* [Written request] Copy out each line exactly; pictures stay out of the copy.

* [Records]
***
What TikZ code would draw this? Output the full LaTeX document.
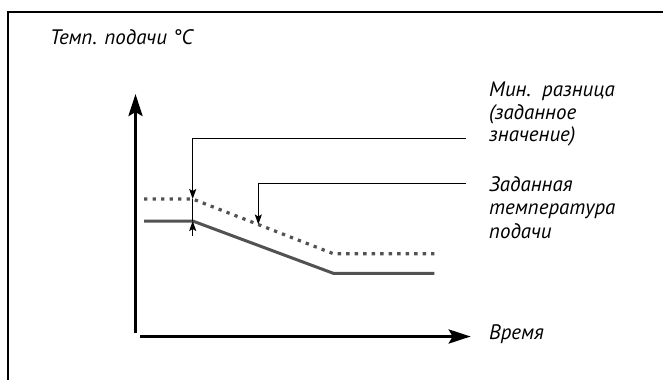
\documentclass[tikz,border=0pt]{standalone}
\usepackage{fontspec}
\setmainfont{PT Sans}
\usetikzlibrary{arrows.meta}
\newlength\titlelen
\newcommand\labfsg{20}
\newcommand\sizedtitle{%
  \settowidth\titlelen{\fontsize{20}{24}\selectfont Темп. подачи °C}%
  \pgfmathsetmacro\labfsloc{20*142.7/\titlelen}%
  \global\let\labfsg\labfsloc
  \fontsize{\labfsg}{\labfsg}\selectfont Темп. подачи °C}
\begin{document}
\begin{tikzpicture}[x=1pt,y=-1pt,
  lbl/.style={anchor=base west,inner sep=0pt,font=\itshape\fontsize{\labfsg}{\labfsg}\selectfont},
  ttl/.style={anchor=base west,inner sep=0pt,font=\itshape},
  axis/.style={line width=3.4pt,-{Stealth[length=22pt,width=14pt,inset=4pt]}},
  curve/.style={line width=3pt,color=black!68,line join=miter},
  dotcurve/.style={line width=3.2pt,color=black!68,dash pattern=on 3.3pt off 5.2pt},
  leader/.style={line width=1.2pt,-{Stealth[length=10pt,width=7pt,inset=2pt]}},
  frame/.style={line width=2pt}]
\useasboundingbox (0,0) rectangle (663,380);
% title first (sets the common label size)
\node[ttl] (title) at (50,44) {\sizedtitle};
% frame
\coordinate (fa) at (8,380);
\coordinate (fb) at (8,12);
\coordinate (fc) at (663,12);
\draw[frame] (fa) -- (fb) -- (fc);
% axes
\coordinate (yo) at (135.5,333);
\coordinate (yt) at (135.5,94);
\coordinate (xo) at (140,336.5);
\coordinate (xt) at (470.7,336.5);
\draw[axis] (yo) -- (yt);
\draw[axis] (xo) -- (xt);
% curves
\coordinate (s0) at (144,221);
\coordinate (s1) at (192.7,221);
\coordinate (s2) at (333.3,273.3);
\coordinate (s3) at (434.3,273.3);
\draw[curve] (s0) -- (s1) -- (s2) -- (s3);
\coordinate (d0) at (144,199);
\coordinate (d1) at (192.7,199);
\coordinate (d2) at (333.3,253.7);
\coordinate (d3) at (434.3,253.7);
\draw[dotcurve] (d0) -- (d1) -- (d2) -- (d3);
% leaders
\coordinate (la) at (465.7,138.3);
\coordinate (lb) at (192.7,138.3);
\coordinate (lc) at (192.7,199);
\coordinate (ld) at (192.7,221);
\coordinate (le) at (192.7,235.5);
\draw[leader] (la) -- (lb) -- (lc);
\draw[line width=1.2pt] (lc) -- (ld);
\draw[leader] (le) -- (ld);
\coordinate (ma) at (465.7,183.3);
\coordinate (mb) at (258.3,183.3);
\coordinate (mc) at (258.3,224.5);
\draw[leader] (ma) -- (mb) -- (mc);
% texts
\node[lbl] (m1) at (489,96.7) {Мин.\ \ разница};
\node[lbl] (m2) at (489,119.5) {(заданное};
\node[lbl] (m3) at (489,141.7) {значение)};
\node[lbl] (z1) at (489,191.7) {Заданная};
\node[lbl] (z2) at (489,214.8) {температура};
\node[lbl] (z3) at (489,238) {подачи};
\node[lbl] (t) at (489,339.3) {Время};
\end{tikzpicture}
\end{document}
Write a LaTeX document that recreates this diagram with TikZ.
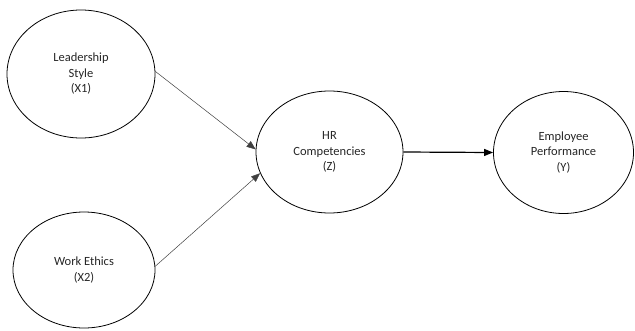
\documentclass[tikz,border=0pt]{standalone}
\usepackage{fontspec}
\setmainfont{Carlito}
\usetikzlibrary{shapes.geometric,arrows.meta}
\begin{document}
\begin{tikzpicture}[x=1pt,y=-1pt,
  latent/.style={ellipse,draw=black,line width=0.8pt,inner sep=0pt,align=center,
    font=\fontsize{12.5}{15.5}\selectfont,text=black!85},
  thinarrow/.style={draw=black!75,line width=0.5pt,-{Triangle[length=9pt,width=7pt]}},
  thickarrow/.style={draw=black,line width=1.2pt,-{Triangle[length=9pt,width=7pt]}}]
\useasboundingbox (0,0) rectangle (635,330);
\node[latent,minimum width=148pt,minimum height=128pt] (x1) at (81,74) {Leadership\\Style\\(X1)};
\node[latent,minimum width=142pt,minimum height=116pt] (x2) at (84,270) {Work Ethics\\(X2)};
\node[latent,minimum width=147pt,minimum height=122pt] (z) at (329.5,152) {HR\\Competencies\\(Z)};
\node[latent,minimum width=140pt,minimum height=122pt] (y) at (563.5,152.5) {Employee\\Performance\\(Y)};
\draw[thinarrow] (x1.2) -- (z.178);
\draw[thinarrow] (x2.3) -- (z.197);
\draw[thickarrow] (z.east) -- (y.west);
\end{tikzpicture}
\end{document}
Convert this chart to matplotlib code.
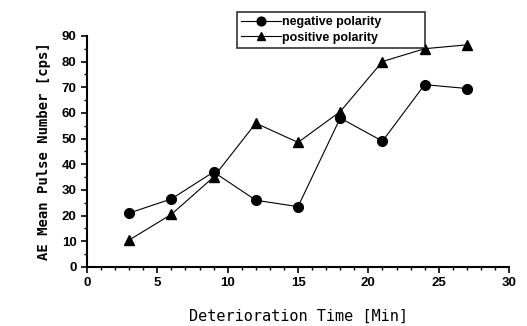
***
* [Finished exercise]
What TikZ code would draw this? Output the full LaTeX document.
\documentclass[tikz,border=0pt]{standalone}
\usepackage{fontspec}
\setmainfont{PT Sans}
\usetikzlibrary{arrows.meta}
\newlength\titlelen
\newcommand\labfsg{20}
\newcommand\sizedtitle{%
  \settowidth\titlelen{\fontsize{20}{24}\selectfont Темп. подачи °C}%
  \pgfmathsetmacro\labfsloc{20*142.7/\titlelen}%
  \global\let\labfsg\labfsloc
  \fontsize{\labfsg}{\labfsg}\selectfont Темп. подачи °C}
\begin{document}
\begin{tikzpicture}[x=1pt,y=-1pt,
  lbl/.style={anchor=base west,inner sep=0pt,font=\itshape\fontsize{\labfsg}{\labfsg}\selectfont},
  ttl/.style={anchor=base west,inner sep=0pt,font=\itshape},
  axis/.style={line width=3.4pt,-{Stealth[length=22pt,width=14pt,inset=4pt]}},
  curve/.style={line width=3pt,color=black!68,line join=miter},
  dotcurve/.style={line width=3.2pt,color=black!68,dash pattern=on 3.3pt off 5.2pt},
  leader/.style={line width=1.2pt,-{Stealth[length=10pt,width=7pt,inset=2pt]}},
  frame/.style={line width=2pt}]
\useasboundingbox (0,0) rectangle (663,380);
% title first (sets the common label size)
\node[ttl] (title) at (50,44) {\sizedtitle};
% frame
\coordinate (fa) at (8,380);
\coordinate (fb) at (8,12);
\coordinate (fc) at (663,12);
\draw[frame] (fa) -- (fb) -- (fc);
% axes
\coordinate (yo) at (135.5,333);
\coordinate (yt) at (135.5,94);
\coordinate (xo) at (140,336.5);
\coordinate (xt) at (470.7,336.5);
\draw[axis] (yo) -- (yt);
\draw[axis] (xo) -- (xt);
% curves
\coordinate (s0) at (144,221);
\coordinate (s1) at (192.7,221);
\coordinate (s2) at (333.3,273.3);
\coordinate (s3) at (434.3,273.3);
\draw[curve] (s0) -- (s1) -- (s2) -- (s3);
\coordinate (d0) at (144,199);
\coordinate (d1) at (192.7,199);
\coordinate (d2) at (333.3,253.7);
\coordinate (d3) at (434.3,253.7);
\draw[dotcurve] (d0) -- (d1) -- (d2) -- (d3);
% leaders
\coordinate (la) at (465.7,138.3);
\coordinate (lb) at (192.7,138.3);
\coordinate (lc) at (192.7,199);
\coordinate (ld) at (192.7,221);
\coordinate (le) at (192.7,235.5);
\draw[leader] (la) -- (lb) -- (lc);
\draw[line width=1.2pt] (lc) -- (ld);
\draw[leader] (le) -- (ld);
\coordinate (ma) at (465.7,183.3);
\coordinate (mb) at (258.3,183.3);
\coordinate (mc) at (258.3,224.5);
\draw[leader] (ma) -- (mb) -- (mc);
% texts
\node[lbl] (m1) at (489,96.7) {Мин.\ \ разница};
\node[lbl] (m2) at (489,119.5) {(заданное};
\node[lbl] (m3) at (489,141.7) {значение)};
\node[lbl] (z1) at (489,191.7) {Заданная};
\node[lbl] (z2) at (489,214.8) {температура};
\node[lbl] (z3) at (489,238) {подачи};
\node[lbl] (t) at (489,339.3) {Время};
\end{tikzpicture}
\end{document}
Write a LaTeX document that recreates this diagram with TikZ.
\documentclass[tikz,border=0pt]{standalone}
\usepackage{fontspec}
\setmainfont{Carlito}
\usetikzlibrary{shapes.geometric,arrows.meta}
\begin{document}
\begin{tikzpicture}[x=1pt,y=-1pt,
  latent/.style={ellipse,draw=black,line width=0.8pt,inner sep=0pt,align=center,
    font=\fontsize{12.5}{15.5}\selectfont,text=black!85},
  thinarrow/.style={draw=black!75,line width=0.5pt,-{Triangle[length=9pt,width=7pt]}},
  thickarrow/.style={draw=black,line width=1.2pt,-{Triangle[length=9pt,width=7pt]}}]
\useasboundingbox (0,0) rectangle (635,330);
\node[latent,minimum width=148pt,minimum height=128pt] (x1) at (81,74) {Leadership\\Style\\(X1)};
\node[latent,minimum width=142pt,minimum height=116pt] (x2) at (84,270) {Work Ethics\\(X2)};
\node[latent,minimum width=147pt,minimum height=122pt] (z) at (329.5,152) {HR\\Competencies\\(Z)};
\node[latent,minimum width=140pt,minimum height=122pt] (y) at (563.5,152.5) {Employee\\Performance\\(Y)};
\draw[thinarrow] (x1.2) -- (z.178);
\draw[thinarrow] (x2.3) -- (z.197);
\draw[thickarrow] (z.east) -- (y.west);
\end{tikzpicture}
\end{document}
Convert this chart to matplotlib code.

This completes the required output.